(Data section)
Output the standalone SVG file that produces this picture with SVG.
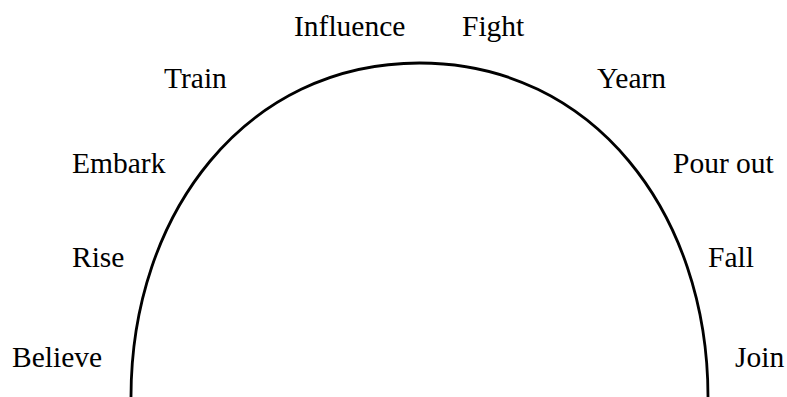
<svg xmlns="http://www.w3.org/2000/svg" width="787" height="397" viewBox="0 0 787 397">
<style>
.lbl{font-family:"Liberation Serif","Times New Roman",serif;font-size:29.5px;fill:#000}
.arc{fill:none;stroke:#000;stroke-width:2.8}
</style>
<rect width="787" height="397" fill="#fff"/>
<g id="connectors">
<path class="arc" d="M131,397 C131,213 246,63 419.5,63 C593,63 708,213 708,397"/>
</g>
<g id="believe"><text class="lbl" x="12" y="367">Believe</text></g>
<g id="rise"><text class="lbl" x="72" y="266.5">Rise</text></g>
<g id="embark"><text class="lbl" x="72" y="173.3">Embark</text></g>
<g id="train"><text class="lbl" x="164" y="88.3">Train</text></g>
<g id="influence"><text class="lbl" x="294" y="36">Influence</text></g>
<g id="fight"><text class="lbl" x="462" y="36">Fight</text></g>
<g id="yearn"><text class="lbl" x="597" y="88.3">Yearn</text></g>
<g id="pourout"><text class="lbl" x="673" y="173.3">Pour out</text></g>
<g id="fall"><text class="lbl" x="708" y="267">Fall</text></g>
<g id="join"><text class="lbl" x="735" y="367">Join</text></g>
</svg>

(Problem statement)
Leave out the pictures and retype every line above exactly.

(Worked solution)
Output the standalone SVG file that produces this picture with SVG.
<svg xmlns="http://www.w3.org/2000/svg" width="787" height="397" viewBox="0 0 787 397">
<style>
.lbl{font-family:"Liberation Serif","Times New Roman",serif;font-size:29.5px;fill:#000}
.arc{fill:none;stroke:#000;stroke-width:2.8}
</style>
<rect width="787" height="397" fill="#fff"/>
<g id="connectors">
<path class="arc" d="M131,397 C131,213 246,63 419.5,63 C593,63 708,213 708,397"/>
</g>
<g id="believe"><text class="lbl" x="12" y="367">Believe</text></g>
<g id="rise"><text class="lbl" x="72" y="266.5">Rise</text></g>
<g id="embark"><text class="lbl" x="72" y="173.3">Embark</text></g>
<g id="train"><text class="lbl" x="164" y="88.3">Train</text></g>
<g id="influence"><text class="lbl" x="294" y="36">Influence</text></g>
<g id="fight"><text class="lbl" x="462" y="36">Fight</text></g>
<g id="yearn"><text class="lbl" x="597" y="88.3">Yearn</text></g>
<g id="pourout"><text class="lbl" x="673" y="173.3">Pour out</text></g>
<g id="fall"><text class="lbl" x="708" y="267">Fall</text></g>
<g id="join"><text class="lbl" x="735" y="367">Join</text></g>
</svg>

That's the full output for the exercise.